Task:
Transcribe the material exactly. Images do not belong in the copy.

Supplied material:

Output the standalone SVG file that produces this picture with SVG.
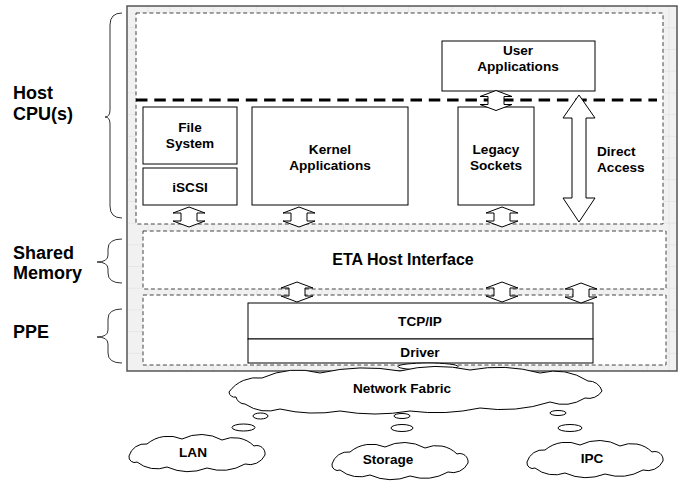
<svg xmlns="http://www.w3.org/2000/svg" xmlns:xlink="http://www.w3.org/1999/xlink" width="680" height="487" viewBox="0 0 680 487">
  <style>
    .lbl { font-family: "Liberation Sans", Arial, sans-serif; font-weight: bold; font-size: 13.6px; fill: #000; text-anchor: middle; }
    .side { font-family: "Liberation Sans", Arial, sans-serif; font-weight: bold; font-size: 18px; fill: #000; }
    .box { fill: #fff; stroke: #000; stroke-width: 1; }
    .zone { fill: #fff; stroke: #444; stroke-width: 1; stroke-dasharray: 4 2.7; }
    .brace { fill: none; stroke: #333; stroke-width: 1; }
    .arrow { fill: #fff; stroke: #000; stroke-width: 1; stroke-linejoin: miter; }
    .cloud { fill: #fff; stroke: #000; stroke-width: 1; }
    .bubble { fill: #fff; stroke: #000; stroke-width: 1; }
  </style>
  <defs>
    <pattern id="grid" x="127" y="6.6" width="21.7" height="21.7" patternUnits="userSpaceOnUse">
      <rect width="21.7" height="21.7" fill="#f1f1f1"/>
      <path d="M21.7 0 V21.7 M0 21.7 H21.7" fill="none" stroke="#dcdcdc" stroke-width="1"/>
    </pattern>
    <!-- short two-headed block arrow, 32 wide, 20 tall, centred on origin -->
    <path id="dblArrow" d="M0,-10 L16,-4 L8,-4 L8,4 L16,4 L0,10 L-16,4 L-8,4 L-8,-4 L-16,-4 Z"/>
    <!-- small scalloped cloud, about 140 x 40, centred on origin -->
    <path id="smallCloud" d="M-68,3 A16.6,16.6 0 0 1 -50,-9 A33.7,33.7 0 0 1 -15,-14 A42.5,42.5 0 0 1 25,-13 A29,29 0 0 1 57,-7 A8.3,8.3 0 0 1 68,2 A17,17 0 0 1 48,11 A47.6,47.6 0 0 1 10,15 A52,52 0 0 1 -30,14 A31,31 0 0 1 -60,9 A5.7,5.7 0 0 1 -68,3 Z"/>
  </defs>

  <!-- outer system frame with drawing grid -->
  <rect id="frame" x="127" y="6" width="550" height="365" fill="url(#grid)" stroke="#555" stroke-width="1.5"/>

  <!-- layer zones -->
  <g id="zone-host">
    <rect class="zone" x="136" y="13" width="527" height="211"/>
    <line x1="136" y1="100" x2="657" y2="100" stroke="#000" stroke-width="3" stroke-dasharray="11.5 6.8"/>
  </g>
  <g id="zone-shared">
    <rect class="zone" x="143" y="231" width="523" height="58"/>
  </g>
  <g id="zone-ppe">
    <rect class="zone" x="143" y="295" width="523" height="70"/>
  </g>

  <!-- side labels with braces -->
  <g id="label-host">
    <path class="brace" d="M122,13 Q110,13 110,25 L110,110 Q110,117 105,117 Q110,117 110,124 L110,206 Q110,218 122,218"/>
    <text class="side" x="13" y="99">Host</text>
    <text class="side" x="13" y="120">CPU(s)</text>
  </g>
  <g id="label-shared">
    <path class="brace" d="M122,239 Q108,239 108,249 L108,255 Q108,262 97,262 Q108,262 108,269 L108,273 Q108,283 122,283"/>
    <text class="side" x="13" y="259">Shared</text>
    <text class="side" x="13" y="279">Memory</text>
  </g>
  <g id="label-ppe">
    <path class="brace" d="M122,309 Q108,309 108,319 L108,330 Q108,337 97,337 Q108,337 108,344 L108,353 Q108,363 122,363"/>
    <text class="side" x="13" y="338">PPE</text>
  </g>

  <!-- components -->
  <g id="user-apps">
    <rect class="box" x="442" y="41" width="153" height="50"/>
    <text class="lbl" x="518" y="55">User</text>
    <text class="lbl" x="518" y="71">Applications</text>
  </g>
  <g id="file-system">
    <rect class="box" x="143" y="107" width="94" height="57"/>
    <text class="lbl" x="190" y="132">File</text>
    <text class="lbl" x="190" y="148">System</text>
  </g>
  <g id="iscsi">
    <rect class="box" x="143" y="168" width="94" height="37"/>
    <text class="lbl" x="190" y="192">iSCSI</text>
  </g>
  <g id="kernel-apps">
    <rect class="box" x="252" y="107" width="156" height="98"/>
    <text class="lbl" x="330" y="154">Kernel</text>
    <text class="lbl" x="330" y="170">Applications</text>
  </g>
  <g id="legacy-sockets">
    <rect class="box" x="458" y="107" width="76" height="98"/>
    <text class="lbl" x="496" y="154">Legacy</text>
    <text class="lbl" x="496" y="170">Sockets</text>
  </g>
  <g id="eta-host-interface">
    <text class="lbl" x="403" y="265" style="font-size:16px">ETA Host Interface</text>
  </g>
  <g id="tcpip-driver">
    <rect class="box" x="248" y="303" width="345" height="36"/>
    <rect class="box" x="248" y="339" width="345" height="24"/>
    <text class="lbl" x="420" y="326">TCP/IP</text>
    <text class="lbl" x="420" y="357">Driver</text>
  </g>
  <g id="direct-access-label">
    <text class="lbl" x="597" y="156" style="text-anchor:start">Direct</text>
    <text class="lbl" x="597" y="172" style="text-anchor:start">Access</text>
  </g>

  <!-- network clouds -->
  <g id="network-fabric">
    <ellipse class="bubble" cx="428" cy="366.5" rx="30" ry="3.5" fill="none" stroke="#555"/>
    <path class="cloud" d="M229,392 A34.6,34.6 0 0 1 262,378 A87,87 0 0 1 320,373 A202,202 0 0 1 400,371 A155,155 0 0 1 470,370 A155,155 0 0 1 540,373 A62,62 0 0 1 588,381 A13.8,13.8 0 0 1 602,391 A15.6,15.6 0 0 1 585,398 A40.8,40.8 0 0 1 550,402 A156,156 0 0 1 480,408 A206,206 0 0 1 410,411 A206,206 0 0 1 340,411 A152,152 0 0 1 280,409 A41,41 0 0 1 245,404 A9.1,9.1 0 0 1 236,397 A5.6,5.6 0 0 1 229,392 Z"/>
    <text class="lbl" x="402" y="393">Network Fabric</text>
  </g>
  <g id="lan">
    <ellipse class="bubble" cx="260.5" cy="416" rx="7.5" ry="3"/>
    <ellipse class="bubble" cx="243.5" cy="427.5" rx="11.5" ry="3.5"/>
    <use href="#smallCloud" class="cloud" transform="translate(197,453)"/>
    <text class="lbl" x="193" y="457">LAN</text>
  </g>
  <g id="storage">
    <ellipse class="bubble" cx="402" cy="416" rx="8" ry="2.5"/>
    <ellipse class="bubble" cx="402" cy="428" rx="11" ry="3.5"/>
    <use href="#smallCloud" class="cloud" transform="translate(400,461)"/>
    <text class="lbl" x="388" y="464">Storage</text>
  </g>
  <g id="ipc">
    <ellipse class="bubble" cx="558" cy="413" rx="8" ry="2.5"/>
    <ellipse class="bubble" cx="570" cy="428" rx="12" ry="3.5"/>
    <use href="#smallCloud" class="cloud" transform="translate(595,459)"/>
    <text class="lbl" x="592" y="463">IPC</text>
  </g>

  <!-- connectors -->
  <g id="connectors">
    <use href="#dblArrow" class="arrow" transform="translate(496,100.5)"/>
    <use href="#dblArrow" class="arrow" transform="translate(189,217)"/>
    <use href="#dblArrow" class="arrow" transform="translate(299,217)"/>
    <use href="#dblArrow" class="arrow" transform="translate(502,217)"/>
    <use href="#dblArrow" class="arrow" transform="translate(297,292)"/>
    <use href="#dblArrow" class="arrow" transform="translate(502,292)"/>
    <use href="#dblArrow" class="arrow" transform="translate(581,293)"/>
    <path class="arrow" d="M579,95 L595,118 L586,118 L586,198 L595,198 L579,222 L563,198 L572,198 L572,118 L563,118 Z"/>
  </g>
</svg>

Task response:
Output the standalone SVG file that produces this picture with SVG.
<svg xmlns="http://www.w3.org/2000/svg" xmlns:xlink="http://www.w3.org/1999/xlink" width="680" height="487" viewBox="0 0 680 487">
  <style>
    .lbl { font-family: "Liberation Sans", Arial, sans-serif; font-weight: bold; font-size: 13.6px; fill: #000; text-anchor: middle; }
    .side { font-family: "Liberation Sans", Arial, sans-serif; font-weight: bold; font-size: 18px; fill: #000; }
    .box { fill: #fff; stroke: #000; stroke-width: 1; }
    .zone { fill: #fff; stroke: #444; stroke-width: 1; stroke-dasharray: 4 2.7; }
    .brace { fill: none; stroke: #333; stroke-width: 1; }
    .arrow { fill: #fff; stroke: #000; stroke-width: 1; stroke-linejoin: miter; }
    .cloud { fill: #fff; stroke: #000; stroke-width: 1; }
    .bubble { fill: #fff; stroke: #000; stroke-width: 1; }
  </style>
  <defs>
    <pattern id="grid" x="127" y="6.6" width="21.7" height="21.7" patternUnits="userSpaceOnUse">
      <rect width="21.7" height="21.7" fill="#f1f1f1"/>
      <path d="M21.7 0 V21.7 M0 21.7 H21.7" fill="none" stroke="#dcdcdc" stroke-width="1"/>
    </pattern>
    <!-- short two-headed block arrow, 32 wide, 20 tall, centred on origin -->
    <path id="dblArrow" d="M0,-10 L16,-4 L8,-4 L8,4 L16,4 L0,10 L-16,4 L-8,4 L-8,-4 L-16,-4 Z"/>
    <!-- small scalloped cloud, about 140 x 40, centred on origin -->
    <path id="smallCloud" d="M-68,3 A16.6,16.6 0 0 1 -50,-9 A33.7,33.7 0 0 1 -15,-14 A42.5,42.5 0 0 1 25,-13 A29,29 0 0 1 57,-7 A8.3,8.3 0 0 1 68,2 A17,17 0 0 1 48,11 A47.6,47.6 0 0 1 10,15 A52,52 0 0 1 -30,14 A31,31 0 0 1 -60,9 A5.7,5.7 0 0 1 -68,3 Z"/>
  </defs>

  <!-- outer system frame with drawing grid -->
  <rect id="frame" x="127" y="6" width="550" height="365" fill="url(#grid)" stroke="#555" stroke-width="1.5"/>

  <!-- layer zones -->
  <g id="zone-host">
    <rect class="zone" x="136" y="13" width="527" height="211"/>
    <line x1="136" y1="100" x2="657" y2="100" stroke="#000" stroke-width="3" stroke-dasharray="11.5 6.8"/>
  </g>
  <g id="zone-shared">
    <rect class="zone" x="143" y="231" width="523" height="58"/>
  </g>
  <g id="zone-ppe">
    <rect class="zone" x="143" y="295" width="523" height="70"/>
  </g>

  <!-- side labels with braces -->
  <g id="label-host">
    <path class="brace" d="M122,13 Q110,13 110,25 L110,110 Q110,117 105,117 Q110,117 110,124 L110,206 Q110,218 122,218"/>
    <text class="side" x="13" y="99">Host</text>
    <text class="side" x="13" y="120">CPU(s)</text>
  </g>
  <g id="label-shared">
    <path class="brace" d="M122,239 Q108,239 108,249 L108,255 Q108,262 97,262 Q108,262 108,269 L108,273 Q108,283 122,283"/>
    <text class="side" x="13" y="259">Shared</text>
    <text class="side" x="13" y="279">Memory</text>
  </g>
  <g id="label-ppe">
    <path class="brace" d="M122,309 Q108,309 108,319 L108,330 Q108,337 97,337 Q108,337 108,344 L108,353 Q108,363 122,363"/>
    <text class="side" x="13" y="338">PPE</text>
  </g>

  <!-- components -->
  <g id="user-apps">
    <rect class="box" x="442" y="41" width="153" height="50"/>
    <text class="lbl" x="518" y="55">User</text>
    <text class="lbl" x="518" y="71">Applications</text>
  </g>
  <g id="file-system">
    <rect class="box" x="143" y="107" width="94" height="57"/>
    <text class="lbl" x="190" y="132">File</text>
    <text class="lbl" x="190" y="148">System</text>
  </g>
  <g id="iscsi">
    <rect class="box" x="143" y="168" width="94" height="37"/>
    <text class="lbl" x="190" y="192">iSCSI</text>
  </g>
  <g id="kernel-apps">
    <rect class="box" x="252" y="107" width="156" height="98"/>
    <text class="lbl" x="330" y="154">Kernel</text>
    <text class="lbl" x="330" y="170">Applications</text>
  </g>
  <g id="legacy-sockets">
    <rect class="box" x="458" y="107" width="76" height="98"/>
    <text class="lbl" x="496" y="154">Legacy</text>
    <text class="lbl" x="496" y="170">Sockets</text>
  </g>
  <g id="eta-host-interface">
    <text class="lbl" x="403" y="265" style="font-size:16px">ETA Host Interface</text>
  </g>
  <g id="tcpip-driver">
    <rect class="box" x="248" y="303" width="345" height="36"/>
    <rect class="box" x="248" y="339" width="345" height="24"/>
    <text class="lbl" x="420" y="326">TCP/IP</text>
    <text class="lbl" x="420" y="357">Driver</text>
  </g>
  <g id="direct-access-label">
    <text class="lbl" x="597" y="156" style="text-anchor:start">Direct</text>
    <text class="lbl" x="597" y="172" style="text-anchor:start">Access</text>
  </g>

  <!-- network clouds -->
  <g id="network-fabric">
    <ellipse class="bubble" cx="428" cy="366.5" rx="30" ry="3.5" fill="none" stroke="#555"/>
    <path class="cloud" d="M229,392 A34.6,34.6 0 0 1 262,378 A87,87 0 0 1 320,373 A202,202 0 0 1 400,371 A155,155 0 0 1 470,370 A155,155 0 0 1 540,373 A62,62 0 0 1 588,381 A13.8,13.8 0 0 1 602,391 A15.6,15.6 0 0 1 585,398 A40.8,40.8 0 0 1 550,402 A156,156 0 0 1 480,408 A206,206 0 0 1 410,411 A206,206 0 0 1 340,411 A152,152 0 0 1 280,409 A41,41 0 0 1 245,404 A9.1,9.1 0 0 1 236,397 A5.6,5.6 0 0 1 229,392 Z"/>
    <text class="lbl" x="402" y="393">Network Fabric</text>
  </g>
  <g id="lan">
    <ellipse class="bubble" cx="260.5" cy="416" rx="7.5" ry="3"/>
    <ellipse class="bubble" cx="243.5" cy="427.5" rx="11.5" ry="3.5"/>
    <use href="#smallCloud" class="cloud" transform="translate(197,453)"/>
    <text class="lbl" x="193" y="457">LAN</text>
  </g>
  <g id="storage">
    <ellipse class="bubble" cx="402" cy="416" rx="8" ry="2.5"/>
    <ellipse class="bubble" cx="402" cy="428" rx="11" ry="3.5"/>
    <use href="#smallCloud" class="cloud" transform="translate(400,461)"/>
    <text class="lbl" x="388" y="464">Storage</text>
  </g>
  <g id="ipc">
    <ellipse class="bubble" cx="558" cy="413" rx="8" ry="2.5"/>
    <ellipse class="bubble" cx="570" cy="428" rx="12" ry="3.5"/>
    <use href="#smallCloud" class="cloud" transform="translate(595,459)"/>
    <text class="lbl" x="592" y="463">IPC</text>
  </g>

  <!-- connectors -->
  <g id="connectors">
    <use href="#dblArrow" class="arrow" transform="translate(496,100.5)"/>
    <use href="#dblArrow" class="arrow" transform="translate(189,217)"/>
    <use href="#dblArrow" class="arrow" transform="translate(299,217)"/>
    <use href="#dblArrow" class="arrow" transform="translate(502,217)"/>
    <use href="#dblArrow" class="arrow" transform="translate(297,292)"/>
    <use href="#dblArrow" class="arrow" transform="translate(502,292)"/>
    <use href="#dblArrow" class="arrow" transform="translate(581,293)"/>
    <path class="arrow" d="M579,95 L595,118 L586,118 L586,198 L595,198 L579,222 L563,198 L572,198 L572,118 L563,118 Z"/>
  </g>
</svg>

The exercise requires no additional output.